Why Scraping Google Scholar Is Challenging

Unlike traditional static websites, Google Scholar dynamically renders results and aggressively blocks automated traffic. Simple HTTP requests often trigger CAPTCHA challenges, IP throttling, or temporary bans.

Additional complexity arises from:

Structured academic result blocks
Citation tracking links
Author cluster references
PDF extraction links
Pagination logic
Year filtering parameters
Sorting by relevance or date

Building and maintaining a custom scraper requires:

Rotating residential proxies
Browser fingerprint management
Headless browser automation
Continuous selector maintenance

A Google Scholar Scraper API eliminates these burdens by handling rendering, anti-bot protection, and response normalization automatically.

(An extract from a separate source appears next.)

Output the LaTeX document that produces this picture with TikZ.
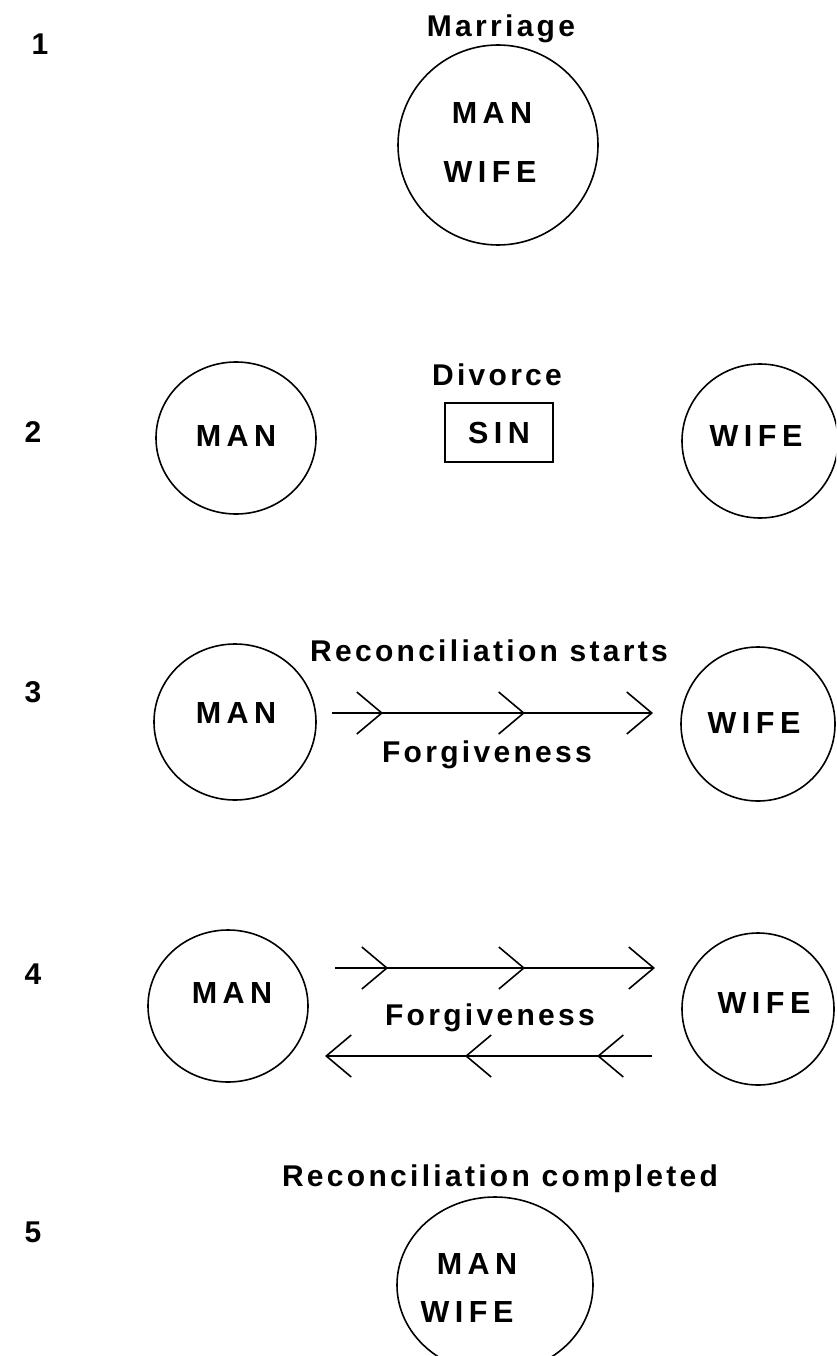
\documentclass[tikz,border=0pt]{standalone}
\usepackage{fontspec}
\setmainfont{Liberation Sans}
\newfontfamily\capsfont[LetterSpace=18]{Liberation Sans}
\newfontfamily\lowfont[LetterSpace=11]{Liberation Sans}
\usetikzlibrary{shapes.geometric,arrows.meta,decorations.markings}
\begin{document}
\begin{tikzpicture}[x=1pt,y=-1pt,
  ring/.style={draw, ellipse, line width=1.6pt, inner sep=0pt},
  caps/.style={font=\capsfont\bfseries\fontsize{30.5}{36}\selectfont, anchor=base, inner sep=0pt},
  lbl/.style={font=\lowfont\bfseries\fontsize{30}{36}\selectfont, anchor=base, inner sep=0pt},
  sinbox/.style={draw, line width=1.6pt, inner sep=0pt, minimum width=108pt, minimum height=59pt,
    font=\capsfont\bfseries\fontsize{30.5}{36}\selectfont},
  barb/.tip={Straight Barb[length=25pt,width=42pt]},
  flow/.style={line width=1.6pt, -{barb}},
  chevrons/.style 2 args={postaction={decorate}, decoration={markings,
    mark=at position #1 with {\arrow{barb}},
    mark=at position #2 with {\arrow{barb}}}}
]
\useasboundingbox (0,0) rectangle (836,1356);
\clip (0,0) rectangle (836,1356);

% ---- row 1: Marriage
\node[lbl] (n1) at (40,55) {1};
\node[lbl] (marriage) at (501,37) {Marriage};
\node[ring, minimum width=200pt, minimum height=200pt] (c1) at (498,145) {};
\node[caps] (man1) at (492,124) {MAN};
\node[caps] (wife1) at (490,183) {WIFE};

% ---- row 2: Divorce
\node[lbl] (n2) at (33,442) {2};
\node[ring, minimum width=160pt, minimum height=152pt] (c2m) at (236,438) {};
\node[caps] (man2) at (236,446) {MAN};
\node[lbl] (divorce) at (497,385) {Divorce};
\node[sinbox] (sin) at (499,432.5) {SIN};
\node[ring, minimum width=156pt, minimum height=154pt] (c2w) at (760,441) {};
\node[caps] (wife2) at (756,446) {WIFE};

% ---- row 3: Reconciliation starts
\node[lbl] (n3) at (33,702) {3};
\node[ring, minimum width=162pt, minimum height=156pt] (c3m) at (235,722) {};
\node[caps] (man3) at (236,723) {MAN};
\node[lbl] (recstart) at (489,661) {Reconciliation starts};
\node[lbl] (forg3) at (487,762) {Forgiveness};
\node[ring, minimum width=154pt, minimum height=154pt] (c3w) at (758,724) {};
\node[caps] (wife3) at (754,733) {WIFE};
\coordinate (a3s) at (332,713);
\coordinate (a3e) at (653,713);
\draw[flow, chevrons={0.159}{0.601}] (a3s) -- (a3e);

% ---- row 4: Forgiveness both ways
\node[lbl] (n4) at (33,984) {4};
\node[ring, minimum width=160pt, minimum height=152pt] (c4m) at (228,1006) {};
\node[caps] (man4) at (232,1003) {MAN};
\node[lbl] (forg4) at (490,1025) {Forgiveness};
\node[ring, minimum width=152pt, minimum height=152pt] (c4w) at (758,1009) {};
\node[caps] (wife4) at (764,1013) {WIFE};
\coordinate (a4s) at (335,968);
\coordinate (a4e) at (655,968);
\draw[flow, chevrons={0.166}{0.594}] (a4s) -- (a4e);
\coordinate (b4s) at (652,1056);
\coordinate (b4e) at (325,1056);
\draw[flow, chevrons={0.168}{0.572}] (b4s) -- (b4e);

% ---- row 5: Reconciliation completed
\node[lbl] (n5) at (33,1242) {5};
\node[lbl] (reccomp) at (500,1186) {Reconciliation completed};
\node[ring, minimum width=196pt, minimum height=176pt] (c5) at (495,1285) {};
\node[caps] (man5) at (477,1274) {MAN};
\node[caps] (wife5) at (467,1322) {WIFE};
\end{tikzpicture}
\end{document}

How the Google Scholar API Works

The workflow is straightforward:

Client Application
→ Google Scholar Scraper API
→ Proxy & Rendering Layer
→ Google Scholar SERP
→ Structured Parsing Engine
→ JSON Output

Instead of simulating browser sessions manually, you send a structured request specifying your query and parameters. The API retrieves the results and returns structured academic data.

API Endpoint

GET https://app.scrapingbee.com/api/v1/

To activate the Google Scholar API:

https://app.scrapingbee.com/api/v1/?api_key=YOUR_API_KEY&search=google_scholar&q=QUERY

Basic Request Example (cURL)

curl "https://app.scrapingbee.com/api/v1/?api_key=YOUR_API_KEY&search=google_scholar&q=machine+learning&country_code=us&language=en"

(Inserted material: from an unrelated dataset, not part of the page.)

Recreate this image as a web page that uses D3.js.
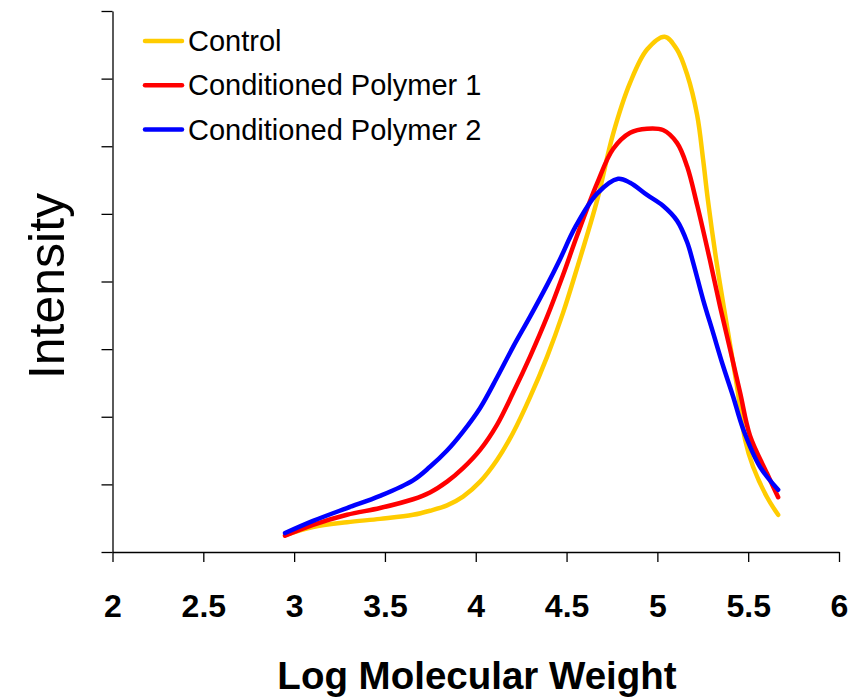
<!DOCTYPE html>
<html>
<head>
<meta charset="utf-8">
<script src="https://cdn.jsdelivr.net/npm/d3@7/dist/d3.min.js"></script>
<style>
  html, body { margin: 0; padding: 0; background: #fff; }
  svg { display: block; font-family: Arial, "Liberation Sans", sans-serif; }
</style>
</head>
<body>
<svg id="chart" width="864" height="699"></svg>
<script>
// ---- Data ----
const seriesNames = ["Control", "Conditioned Polymer 1", "Conditioned Polymer 2"];
const seriesColors = ["#FFCC00", "#FF0000", "#0000FF"];

const controlX = [2.950, 3.104, 3.291, 3.473, 3.655, 3.748, 3.842, 3.930, 4.024, 4.117, 4.205, 4.299, 4.393, 4.481, 4.558, 4.668, 4.756, 4.850, 4.943, 5.040, 5.108, 5.164, 5.219, 5.252, 5.278, 5.329, 5.384, 5.439, 5.483, 5.527, 5.604, 5.665];
const controlY = [0.25, 0.37, 0.44, 0.49, 0.55, 0.61, 0.69, 0.82, 1.04, 1.36, 1.76, 2.29, 2.89, 3.54, 4.20, 5.20, 6.18, 6.94, 7.43, 7.62, 7.43, 7.06, 6.46, 5.80, 5.21, 4.23, 3.33, 2.44, 1.66, 1.26, 0.81, 0.55];

const poly1X = [2.950, 3.104, 3.291, 3.473, 3.655, 3.748, 3.842, 3.930, 4.024, 4.117, 4.205, 4.299, 4.393, 4.481, 4.558, 4.668, 4.756, 4.850, 4.943, 5.031, 5.108, 5.164, 5.219, 5.289, 5.346, 5.401, 5.456, 5.510, 5.604, 5.665];
const poly1Y = [0.24, 0.40, 0.55, 0.65, 0.78, 0.88, 1.04, 1.24, 1.51, 1.88, 2.35, 2.89, 3.48, 4.10, 4.68, 5.45, 5.96, 6.20, 6.26, 6.24, 6.05, 5.70, 5.13, 4.32, 3.62, 2.99, 2.35, 1.72, 1.16, 0.81];

const poly2X = [2.950, 3.104, 3.291, 3.473, 3.655, 3.748, 3.842, 3.930, 4.024, 4.117, 4.205, 4.299, 4.393, 4.464, 4.547, 4.668, 4.784, 4.850, 4.943, 5.031, 5.108, 5.164, 5.197, 5.252, 5.307, 5.362, 5.417, 5.472, 5.565, 5.665];
const poly2Y = [0.28, 0.46, 0.65, 0.83, 1.06, 1.26, 1.50, 1.78, 2.13, 2.58, 3.03, 3.48, 3.95, 4.33, 4.80, 5.30, 5.52, 5.46, 5.28, 5.12, 4.90, 4.58, 4.28, 3.73, 3.24, 2.75, 2.30, 1.82, 1.26, 0.92];

const xTickValues = [2, 2.5, 3, 3.5, 4, 4.5, 5, 5.5, 6];
const yTickValues = [0, 1, 2, 3, 4, 5, 6, 7, 8];
const xTitle = "Log Molecular Weight";
const yTitle = "Intensity";

// ---- Build ----
const series = [
  { name: seriesNames[0], color: seriesColors[0], pts: controlX.map((x, i) => [x, controlY[i]]) },
  { name: seriesNames[1], color: seriesColors[1], pts: poly1X.map((x, i) => [x, poly1Y[i]]) },
  { name: seriesNames[2], color: seriesColors[2], pts: poly2X.map((x, i) => [x, poly2Y[i]]) }
];

const svg = d3.select("#chart");
const x = d3.scaleLinear().domain([2, 6]).range([112.5, 839]);
const y = d3.scaleLinear().domain([0, 8]).range([552, 11]);

// Y axis (no labels)
const yAxis = svg.append("g")
  .attr("transform", `translate(${x(2)},0)`)
  .call(d3.axisLeft(y).tickValues(yTickValues).tickSize(11).tickSizeOuter(0).tickFormat(""));
yAxis.select(".domain").attr("stroke", "#000").attr("stroke-width", 1.3);
yAxis.selectAll(".tick line").attr("stroke", "#000").attr("stroke-width", 1.3);

// X axis
const xAxis = svg.append("g")
  .attr("transform", `translate(0,${y(0)})`)
  .call(d3.axisBottom(x).tickValues(xTickValues).tickSize(10).tickSizeOuter(0).tickPadding(32).tickFormat(d3.format("")));
xAxis.select(".domain").attr("stroke", "#000").attr("stroke-width", 1.3);
xAxis.selectAll(".tick line").attr("stroke", "#000").attr("stroke-width", 1.3);
xAxis.selectAll(".tick text")
  .attr("fill", "#000")
  .style("font-family", "Arial, 'Liberation Sans', sans-serif")
  .style("font-size", "32px")
  .style("font-weight", "bold");

// Lines
const line = d3.line().x(d => x(d[0])).y(d => y(d[1])).curve(d3.curveCatmullRom.alpha(0.5));
svg.append("g").selectAll("path")
  .data(series)
  .join("path")
  .attr("d", d => line(d.pts))
  .attr("fill", "none")
  .attr("stroke", d => d.color)
  .attr("stroke-width", 4.5)
  .attr("stroke-linejoin", "round")
  .attr("stroke-linecap", "round");

// Titles
svg.append("text")
  .attr("x", 477).attr("y", 689)
  .attr("text-anchor", "middle")
  .style("font-size", "38.5px").style("font-weight", "bold")
  .text(xTitle);

svg.append("text")
  .attr("transform", "translate(64,286) rotate(-90)")
  .attr("text-anchor", "middle")
  .style("font-size", "50px")
  .text(yTitle);

// Legend
const legend = svg.append("g");
series.forEach((s, i) => {
  const ly = 41 + i * 44.3;
  legend.append("line")
    .attr("x1", 145).attr("x2", 182).attr("y1", ly).attr("y2", ly)
    .attr("stroke", s.color).attr("stroke-width", 4.5).attr("stroke-linecap", "round");
  legend.append("text")
    .attr("x", 188).attr("y", ly + 10)
    .style("font-size", "29px")
    .text(s.name);
});
</script>
</body>
</html>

Google Scholar API Python Example

import requests

params = {
    "api_key": "YOUR_API_KEY",
    "search": "google_scholar",
    "q": "deep learning applications",
    "country_code": "us",
    "language": "en"
}

response = requests.get(
    "https://app.scrapingbee.com/api/v1/",
    params=params
)

print(response.json())

This demonstrates a practical google scholar api python integration suitable for research automation and academic data pipelines.

Node.js Example

const { ScrapingBeeClient } = require('scrapingbee');

const client = new ScrapingBeeClient('YOUR_API_KEY');

async function searchScholar() {
    const response = await client.get({
        url: 'https://scholar.google.com/scholar',
        params: {
            search: 'google_scholar',
            q: 'natural language processing',
            country_code: 'us',
            language: 'en'
        }
    });

    console.log(response.data);
}

searchScholar();

Core Request Parameters

api_key
Authentication key required for API access.

search=google_scholar
Activates the Google Scholar Scraper API mode.

q
Search query string.

Optional Parameters

country_code
Controls geographic targeting of results.

language
Language of search results.

device
Simulates desktop or mobile user agent.

start
Pagination offset for retrieving additional result pages.

as_ylo
Filter results from a specific starting year.

as_yhi
Filter results up to a specific year.

premium_proxy
Enables higher reliability proxy routing.

render_js
Forces JavaScript rendering when needed.

Advanced Example: Year-Filtered Academic Search

curl "https://app.scrapingbee.com/api/v1/?api_key=YOUR_API_KEY&search=google_scholar&q=transformer+models&as_ylo=2020&country_code=us"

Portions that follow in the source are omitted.